Survivors of Sandy push toward normalcy, search for the missing

(CNN) -- Sandy's grim death toll mounted Thursday, November 1st as survivors struggled to regain a semblance of the normalcy that the storm swept away this week when it struck the Northeast.

The storm was blamed for the deaths of 157 people -- at least 88 of them in the United States, two in Canada and 67 in the Caribbean.

The bodies of two children were found Thursday. The boys, ages 2 and 4, had been riding with their mother on Staten Island when the storm surge swamped their SUV, authorities said.

They were found Thursday morning "maybe a block or two from where (their mother) lost them," Borough President James Molinaro said.

Boats were beached on front yards in the Staten Island neighborhood of Great Kills. Several people were missing.

Sandy claimed at least 37 lives in New York City, Mayor Michael Bloomberg told reporters Thursday.

While some mourned, others focused on the struggle facing the living -- as authorities in nine states worked to restore basic services such as public transit and electricity.

In New York City, nearly 500,000 customers were without power. In Manhattan, many of the 220,000 customers without electricity were south of Midtown's 34th Street. Parts of Queens and Staten Island also had no electricity Thursday. "Restoring power will take a lot of time," the mayor said.

Gov. Andrew Cuomo, in a letter to utilities, warned of consequences if authorities discover that they failed to prepare properly. "Under such circumstances, I would direct the Public Service Commission to commence a proceeding to revoke your certificates," he wrote.

That message was not lost on its intended targets. "We're doing our damnedest to get our power back as quickly as possible," said John Miksad, senior vice president of electric operations at Con Ed.

New York's vast transit network remains hobbled. The Metropolitan Transit Authority said 14 of the city's 23 subway lines were running and a flotilla of 4,000 buses was attempting to take up the slack. For some, Thursday's commute into Manhattan from the outer boroughs took five hours.

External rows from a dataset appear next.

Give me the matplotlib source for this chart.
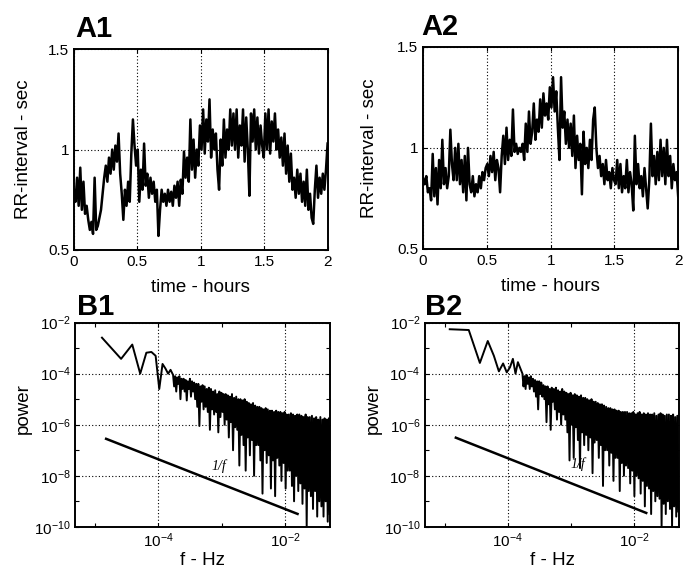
import numpy as np
import matplotlib
matplotlib.use('Agg')
import matplotlib.pyplot as plt
from matplotlib.ticker import FixedLocator, FixedFormatter, NullFormatter

plt.rcParams['font.family'] = ['Liberation Sans', 'DejaVu Sans']
plt.rcParams['mathtext.fontset'] = 'custom'
plt.rcParams['mathtext.rm'] = 'Liberation Sans'
plt.rcParams['mathtext.it'] = 'Liberation Sans:italic'

# RR-interval (sec) over 2 hours
rr_a1 = [0.80, 0.74, 0.86, 0.72, 0.91, 0.70, 0.84, 0.68, 0.72, 0.65,
         0.60, 0.64, 0.58, 0.86, 0.60, 0.62, 0.66, 0.70, 0.78, 0.86,
         0.92, 0.84, 0.96, 0.88, 1.00, 0.90, 1.02, 0.94, 1.08, 0.88,
         0.78, 0.65, 0.80, 0.72, 0.84, 0.74, 0.98, 1.15, 1.02, 0.92,
         1.00, 0.74, 0.90, 0.80, 1.03, 0.82, 0.88, 0.76, 0.86, 0.78,
         0.84, 0.74, 0.80, 0.57, 0.70, 0.80, 0.74, 0.78, 0.72, 0.80,
         0.74, 0.79, 0.72, 0.82, 0.76, 0.84, 0.72, 0.85, 0.78, 0.99,
         0.86, 0.96, 0.84, 1.15, 0.90, 1.05, 0.86, 1.00, 0.92, 1.12,
         1.00, 1.20, 0.98, 1.15, 1.04, 1.25, 0.96, 1.10, 1.00, 1.08,
         0.90, 0.80, 1.05, 0.92, 1.15, 0.96, 1.10, 1.00, 1.20, 1.02,
         1.18, 1.00, 1.20, 0.96, 1.12, 1.02, 1.20, 0.94, 1.16, 1.00,
         0.77, 1.18, 1.04, 1.20, 1.00, 1.16, 0.98, 1.12, 1.02, 0.96,
         1.18, 1.00, 1.20, 0.98, 1.14, 1.04, 1.18, 1.00, 1.10, 0.96,
         1.06, 0.92, 1.08, 0.88, 1.02, 0.84, 0.98, 0.80, 0.86, 0.76,
         0.90, 0.78, 0.88, 0.74, 0.84, 0.72, 0.90, 0.70, 0.78, 0.66,
         0.63, 0.80, 0.92, 0.76, 0.86, 0.78, 0.88, 0.80, 0.90, 1.03]

rr_a2 = [0.85, 0.82, 0.86, 0.78, 0.80, 0.74, 0.97, 0.76, 0.90, 0.72,
         0.94, 0.80, 1.04, 0.82, 0.90, 0.80, 0.86, 1.09, 0.92, 0.84,
         1.00, 0.84, 1.02, 0.82, 0.94, 0.78, 0.96, 0.74, 1.00, 0.82,
         0.78, 0.86, 0.76, 0.82, 0.78, 0.86, 0.80, 0.88, 0.84, 0.90,
         0.92, 0.86, 0.96, 0.88, 0.98, 0.84, 0.94, 0.90, 0.78, 0.96,
         1.06, 0.92, 1.10, 0.94, 1.04, 0.96, 1.19, 0.98, 1.02, 0.97,
         1.00, 0.98, 1.02, 0.94, 1.12, 0.98, 1.18, 1.02, 1.08, 1.22,
         1.04, 1.14, 1.08, 1.24, 1.10, 1.27, 1.16, 1.22, 1.14, 1.30,
         1.20, 1.35, 1.18, 1.28, 1.10, 0.94, 1.35, 1.10, 1.18, 1.02,
         1.14, 1.00, 1.12, 0.96, 1.16, 0.90, 1.06, 0.94, 1.02, 0.77,
         1.08, 0.92, 1.00, 0.90, 1.04, 0.94, 1.14, 1.20, 1.00, 0.90,
         0.96, 0.86, 0.92, 0.82, 0.94, 0.84, 0.88, 0.80, 0.90, 0.84,
         0.82, 0.94, 0.80, 0.92, 0.78, 0.86, 0.80, 0.94, 0.78, 0.88,
         0.82, 0.69, 1.06, 0.82, 0.92, 0.80, 0.86, 0.76, 0.90, 0.80,
         0.70, 0.84, 1.12, 0.86, 0.96, 0.82, 0.98, 0.84, 1.04, 0.86,
         1.00, 0.82, 1.04, 0.86, 0.96, 0.80, 0.92, 0.84, 0.88, 0.76]

hours = np.linspace(0, 2, len(rr_a1))

# spectra: lowest frequency bins, then a dense log-spaced stretch (log10 power)
f_low_b1 = [1.29e-5, 2.58e-5, 3.87e-5, 5.16e-5, 6.45e-5, 7.74e-5,
            9.03e-5, 1.03e-4, 1.16e-4, 1.29e-4, 1.42e-4, 1.55e-4]
logp_low_b1 = [-2.59, -3.42, -2.86, -4.0, -3.18, -3.15,
               -3.3, -4.6, -3.62, -3.8, -4.0, -3.85]

f_low_b2 = [1.2e-5, 2.4e-5, 3.6e-5, 4.8e-5, 6.0e-5, 7.2e-5,
            8.4e-5, 9.6e-5, 1.08e-4, 1.2e-4, 1.32e-4, 1.44e-4]
logp_low_b2 = [-2.26, -2.29, -3.58, -2.72, -3.3, -3.91,
               -3.6, -3.95, -3.75, -3.42, -4.0, -3.55]

logp_hi_b1 = [-4.05, -4.5, -4.1, -4.7, -4.15, -4.4, -4.1, -5.0, -4.2, -4.6,
              -4.2, -4.7, -4.25, -5.05, -4.3, -4.6, -4.2, -4.9, -4.3, -4.7,
              -4.35, -5.0, -4.4, -5.3, -4.4, -6.05, -4.5, -5.1, -4.45, -5.4,
              -4.5, -5.3, -4.6, -5.5, -4.55, -6.2, -4.6, -5.4, -4.7, -5.6,
              -4.65, -5.5, -4.8, -6.3, -4.7, -5.7, -4.75, -5.5, -4.8, -6.0,
              -4.8, -5.8, -4.85, -6.5, -4.9, -5.9, -4.8, -7.0, -4.95, -6.1,
              -4.9, -6.2, -5.0, -7.6, -5.0, -6.4, -5.05, -6.8, -5.0, -7.8,
              -5.1, -6.5, -5.15, -7.2, -5.2, -6.6, -5.15, -8.0, -5.25, -6.8,
              -5.3, -6.8, -5.3, -7.4, -5.35, -8.7, -5.4, -7.0, -5.35, -7.5,
              -5.4, -7.2, -5.45, -8.5, -5.45, -7.4, -5.5, -8.8, -5.45, -7.3,
              -5.5, -7.6, -5.5, -8.2, -5.55, -7.5, -5.5, -8.5, -5.6, -7.8,
              -5.6, -7.8, -5.55, -8.4, -5.6, -9.0, -5.65, -8.0, -5.6, -8.6,
              -5.6, -8.3, -5.65, -9.1, -5.7, -8.5, -5.6, -10.0, -5.7, -8.6,
              -5.7, -8.8, -5.65, -9.3, -5.75, -8.6, -5.7, -9.6, -5.8, -9.0,
              -5.7, -9.2, -5.8, -9.6, -5.75, -9.0, -5.8, -9.8, -5.75, -9.5]

logp_hi_b2 = [-4.0, -4.5, -4.1, -4.6, -4.05, -4.4, -4.15, -4.6, -4.1, -4.5,
              -4.2, -4.7, -4.25, -4.9, -4.3, -5.4, -4.3, -4.8, -4.35, -4.9,
              -4.45, -5.0, -4.5, -5.9, -4.5, -5.2, -4.6, -6.2, -4.55, -5.1,
              -4.6, -5.4, -4.55, -5.8, -4.65, -5.5, -4.7, -6.0, -4.6, -5.6,
              -4.7, -5.8, -4.75, -6.3, -4.8, -7.4, -4.75, -6.0, -4.85, -7.3,
              -4.8, -6.1, -4.85, -6.6, -4.9, -7.7, -4.85, -6.3, -4.95, -6.8,
              -4.95, -6.4, -5.0, -7.0, -5.05, -6.5, -5.0, -7.9, -5.1, -6.7,
              -5.1, -6.6, -5.15, -7.3, -5.2, -6.8, -5.2, -8.4, -5.25, -7.0,
              -5.3, -7.0, -5.35, -7.6, -5.35, -7.1, -5.4, -8.2, -5.4, -7.3,
              -5.45, -7.3, -5.45, -8.6, -5.5, -7.5, -5.5, -8.0, -5.5, -7.6,
              -5.5, -7.7, -5.55, -8.3, -5.55, -7.8, -5.5, -8.8, -5.6, -8.0,
              -5.55, -8.1, -5.5, -8.7, -5.6, -8.2, -5.55, -9.2, -5.6, -8.4,
              -5.55, -8.5, -5.6, -9.5, -5.6, -8.6, -5.55, -9.0, -5.65, -8.8,
              -5.6, -8.9, -5.55, -10.0, -5.6, -9.1, -5.65, -9.5, -5.6, -9.0,
              -5.6, -9.3, -5.65, -10.0, -5.6, -9.2, -5.7, -9.6, -5.65, -9.4]

f_hi = np.geomspace(1.7e-4, 5e-2, len(logp_hi_b1))

# 1/f reference lines
f_ref = [1.5e-5, 1.55e-2]
p_ref_b1 = [2.8e-7, 3.2e-10]
p_ref_b2 = [3.1e-7, 3.5e-10]

fig = plt.figure(figsize=(6.97, 5.72), dpi=100)
ax_a1 = fig.add_axes([0.106, 0.563, 0.364, 0.351])
ax_a2 = fig.add_axes([0.607, 0.565, 0.366, 0.353])
ax_b1 = fig.add_axes([0.108, 0.079, 0.366, 0.357])
ax_b2 = fig.add_axes([0.610, 0.079, 0.364, 0.357])


def frame(ax):
    for s in ax.spines.values():
        s.set_linewidth(1.4)
    ax.tick_params(direction='in', length=3, width=0.8, labelsize=11,
                   top=True, right=True, which='both')
    ax.grid(True, which='major', linestyle=(0, (1, 2)), color='black',
            linewidth=0.8)


for ax, rr, ylx in [(ax_a1, rr_a1, -0.165), (ax_a2, rr_a2, -0.176)]:
    ax.plot(hours, rr, color='black', linewidth=1.8)
    ax.set_xlim(0, 2)
    ax.set_ylim(0.5, 1.5)
    ax.set_xticks([0, 0.5, 1, 1.5, 2])
    ax.set_xticklabels(['0', '0.5', '1', '1.5', '2'])
    ax.set_yticks([0.5, 1, 1.5])
    ax.set_yticklabels(['0.5', '1', '1.5'])
    frame(ax)
    ax.set_xlabel('time - hours', fontsize=13.5)
    ax.set_ylabel('RR-interval - sec', fontsize=13.5)
    ax.xaxis.set_label_coords(0.5, -0.145)
    ax.yaxis.set_label_coords(ylx, 0.5)

ylabels = [r'$10^{-10}$', r'$10^{-8}$', r'$10^{-6}$', r'$10^{-4}$', r'$10^{-2}$']
for ax, fl, pl, ph, pr, tx in [
        (ax_b1, f_low_b1, logp_low_b1, logp_hi_b1, p_ref_b1, (9.0e-4, 2.4e-8)),
        (ax_b2, f_low_b2, logp_low_b2, logp_hi_b2, p_ref_b2, (1.3e-3, 2.8e-8))]:
    freqs = np.concatenate([fl, f_hi])
    power = 10.0 ** np.concatenate([pl, ph])
    ax.plot(freqs, power, color='black', linewidth=1.4)
    ax.plot(f_ref, pr, color='black', linewidth=1.8)
    ax.text(tx[0], tx[1], '1/f', fontsize=10, family='Liberation Serif',
            style='italic', ha='center', va='center')
    ax.set_xscale('log')
    ax.set_yscale('log')
    ax.set_xlim(4.9e-6, 5.1e-2)
    ax.set_ylim(1e-10, 1e-2)
    ax.xaxis.set_major_locator(FixedLocator([1e-4, 1e-2]))
    ax.xaxis.set_major_formatter(FixedFormatter([r'$10^{-4}$', r'$10^{-2}$']))
    ax.xaxis.set_minor_locator(FixedLocator([1e-5, 1e-3]))
    ax.xaxis.set_minor_formatter(NullFormatter())
    ax.yaxis.set_major_locator(FixedLocator([1e-10, 1e-8, 1e-6, 1e-4, 1e-2]))
    ax.yaxis.set_major_formatter(FixedFormatter(ylabels))
    ax.yaxis.set_minor_locator(FixedLocator([1e-9, 1e-7, 1e-5, 1e-3]))
    ax.yaxis.set_minor_formatter(NullFormatter())
    frame(ax)
    ax.set_xlabel('f - Hz', fontsize=13.5)
    ax.set_ylabel('power', fontsize=13.5)
    ax.xaxis.set_label_coords(0.5, -0.125)
    ax.yaxis.set_label_coords(-0.169, 0.58)

fig.text(75 / 697, 1 - 37 / 572, 'A1', fontsize=21, fontweight='bold', va='baseline')
fig.text(421 / 697, 1 - 35 / 572, 'A2', fontsize=21, fontweight='bold', va='baseline')
fig.text(77 / 697, 1 - 315 / 572, 'B1', fontsize=21, fontweight='bold', va='baseline')
fig.text(425 / 697, 1 - 315 / 572, 'B2', fontsize=21, fontweight='bold', va='baseline')

fig.savefig('out.png', dpi=100)
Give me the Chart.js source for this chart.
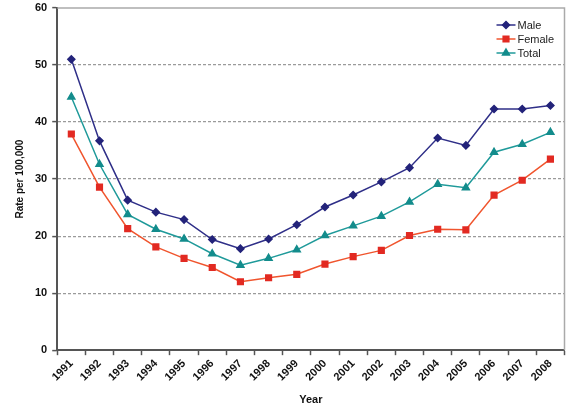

Bloomberg predicted that would ease as tunnels are cleared of water, power is restored to subway lines and ferries resume service.

Getting water out of the tunnels is "one of the main orders of business right now," Cuomo said.

But Broadway theaters reopened Thursday, and organizers vowed to hold the New York City Marathon as scheduled on Sunday. Event organizer Mary Wittenberg said the race wouldn't divert resources from the recovery.

Three days after Sandy barreled ashore in southern New Jersey, search-and-rescue crews were going door-to-door in some neighborhoods looking for people, particularly the elderly, who may have been stranded by the power outages, the debris and remaining floodwater.

Sandy killed at least six people in New Jersey, said Gov. Chris Christie, who had warned people in low-lying areas to evacuate.

Many survivors still need basic supplies.

Christie asked for patience as crews worked to restore electricity to more than 2 million power company customers.

The federal government shipped one million meals Thursday to New York, where National Guard troops were distributing them to people in need, Cuomo told reporters.

The storm dumped up to three feet of snow in West Virginia and Maryland, leaving thousands without power.

Nearly 3.5 million customers across the eastern United States were still in the dark Thursday, down from nearly 8 million in its immediate aftermath.

By early Thursday, Sandy's remnants had headed into Canada.